In the podcast you mentioned that a company might be using 35 - 50 saas products. I have heard even higher numbers brought up in different conversations - usually when talking about wether or not your customer really wants to attend another QBR. Imagine you are a CFO who's various stakeholders and responsible for 50 saas products. Do you know what each of those products are and do you care about feature adoption? I can say from my own experience getting CFOs involved in renewal discussions that that answer is a solid NO. These ROI points will stand out though.
CFOs are relying on input from VPs about there business results, usually in financial terms. That is the F in CFO. If you're lucky a VP is your CSM's champion and you can work through points 1 - 3 in the original post.

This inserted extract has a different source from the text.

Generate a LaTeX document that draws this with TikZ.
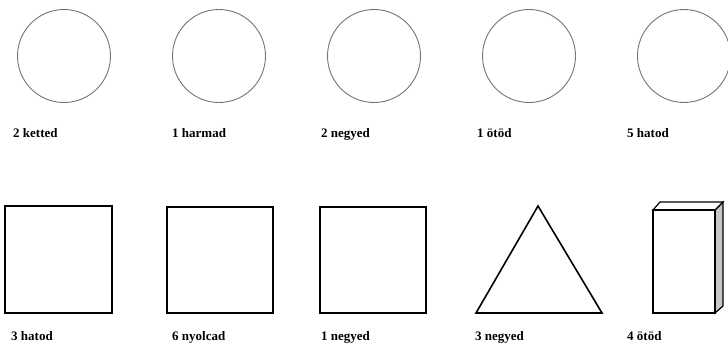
\documentclass[tikz,border=0pt]{standalone}
\usepackage{fontspec}
\setmainfont{Liberation Serif}
\begin{document}
\begin{tikzpicture}[x=1pt,y=-1pt,
  ring/.style={circle,draw=black!55,line width=0.9pt,minimum size=93pt,inner sep=0pt},
  frac/.style={anchor=base west,inner sep=0pt,font=\fontsize{13}{15}\selectfont\bfseries},
  solid shape/.style={draw=black,line width=1.6pt,line join=miter}]
\useasboundingbox (0,0) rectangle (728,354);
% top row: circles
\node[ring] (c1) at (64,56) {};
\node[ring] (c2) at (219,56) {};
\node[ring] (c3) at (374,56) {};
\node[ring] (c4) at (529,56) {};
\node[ring] (c5) at (684,56) {};
\node[frac] (l1) at (13,137) {2 ketted};
\node[frac] (l2) at (172,137) {1 harmad};
\node[frac] (l3) at (321,137) {2 negyed};
\node[frac] (l4) at (477,137) {1 ötöd};
\node[frac] (l5) at (627,137) {5 hatod};
% bottom row
\draw[solid shape] (5,206) rectangle (112,313);
\draw[solid shape] (167,207) rectangle (273,313);
\draw[solid shape] (320,207) rectangle (426,313);
\coordinate (ta) at (538,206);
\coordinate (tl) at (476,313);
\coordinate (tr) at (602,313);
\draw[solid shape] (ta) -- (tl) -- (tr) -- cycle;
% box
\coordinate (fa) at (653,210);
\coordinate (fb) at (715,210);
\coordinate (fc) at (715,313);
\coordinate (fd) at (653,313);
\coordinate (ba) at (660,202);
\coordinate (bb) at (723,202);
\coordinate (bc) at (723,306);
\draw[solid shape,fill=black!22,line width=1.2pt] (fb) -- (bb) -- (bc) -- (fc) -- cycle;
\draw[solid shape,fill=white,line width=1.2pt] (fa) -- (ba) -- (bb) -- (fb) -- cycle;
\draw[solid shape] (fa) rectangle (fc);
\node[frac] (m1) at (11,340) {3 hatod};
\node[frac] (m2) at (172,340) {6 nyolcad};
\node[frac] (m3) at (321,340) {1 negyed};
\node[frac] (m4) at (475,340) {3 negyed};
\node[frac] (m5) at (627,340) {4 ötöd};
\end{tikzpicture}
\end{document}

If your VP Champion can confidently communicate those points, the CFO is going to approve budget.
I work with a small CS team responsible for a high volume of customers. My CSMs are talking to developers, architects, and sometimes a mid level manager or director. It is rare that the conversation started by a CSM in this type of scaled team gets elevated to VP or C level. So we focus on enabling all customer stakeholders - developers and architects with great documentation and any available enablement resources, and then these ROI data points that the managers or directors need to demonstrate success to their leaders.
With this multi level approach we hope to ensure that as many people as possible in the customer org are able to confidently talk about how our software has helped them to be successful. This eliminates the risk of THE Champion moving on - and our team starting form zero. It also makes the renewal and upsell budget approvals easier, because the CFO will already know the value of our software and head about it from more than one source.
If we really want to talk to a CFO, we bring along a Regional VP or Managing Director from Sales to talk money. The CSM can provide supporting information for that conversation.